Vercel

Vercel Introduces Automatic State Persistence for Development Sandboxes


Executive Summary

Vercel has launched automatic persistence for its Sandboxes feature, now available in beta. This update automatically saves a sandbox's filesystem state when it is stopped and restores it upon resumption, creating durable, long-running development environments without manual snapshotting. The new model separates storage from compute, meaning users are only billed for active compute sessions, not for the stored state, making it more efficient for developers to manage persistent remote workspaces.

Key Takeaways

* Automatic State Persistence: Filesystem state is automatically saved when a sandbox session is stopped and restored when it resumes, eliminating the need for manual snapshots.

* Separation of Compute & Storage: A sandbox's identity and filesystem state are now distinct from its active compute session, allowing for stateful, on-demand environments.

* Usage-Based Costing: Users are only charged when a sandbox session is actively running, not for the stored filesystem state.

* Named Sandboxes: Sandboxes are now identified by a persistent name, allowing developers to easily retrieve and resume specific work environments.

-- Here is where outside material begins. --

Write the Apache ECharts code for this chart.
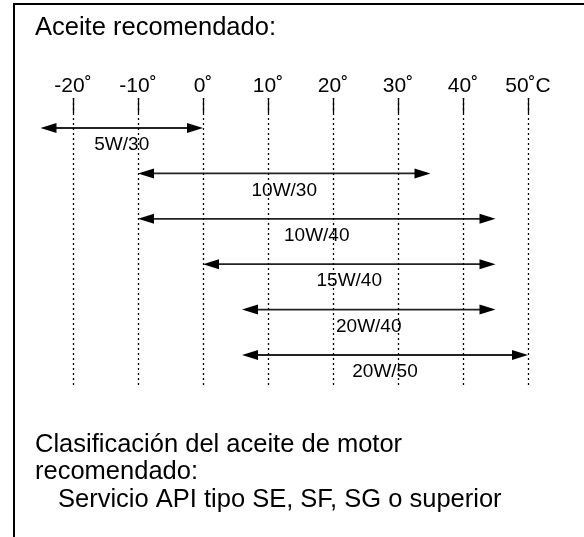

* New Management Tools: The beta SDK and CLI have been updated with new methods for managing the entire sandbox lifecycle, including creating, resuming, updating resources, inspecting sessions, and deleting sandboxes.

* Availability: The feature is available in beta on all Vercel plans and requires an upgrade to the beta versions of the SDK (`@vercel/sandbox@beta`) and CLI (`sandbox@beta`).

Strategic Importance

This update makes Vercel Sandboxes a more powerful and persistent cloud development environment, improving the developer experience for long-term projects and aligning its capabilities more closely with competitors like GitHub Codespaces.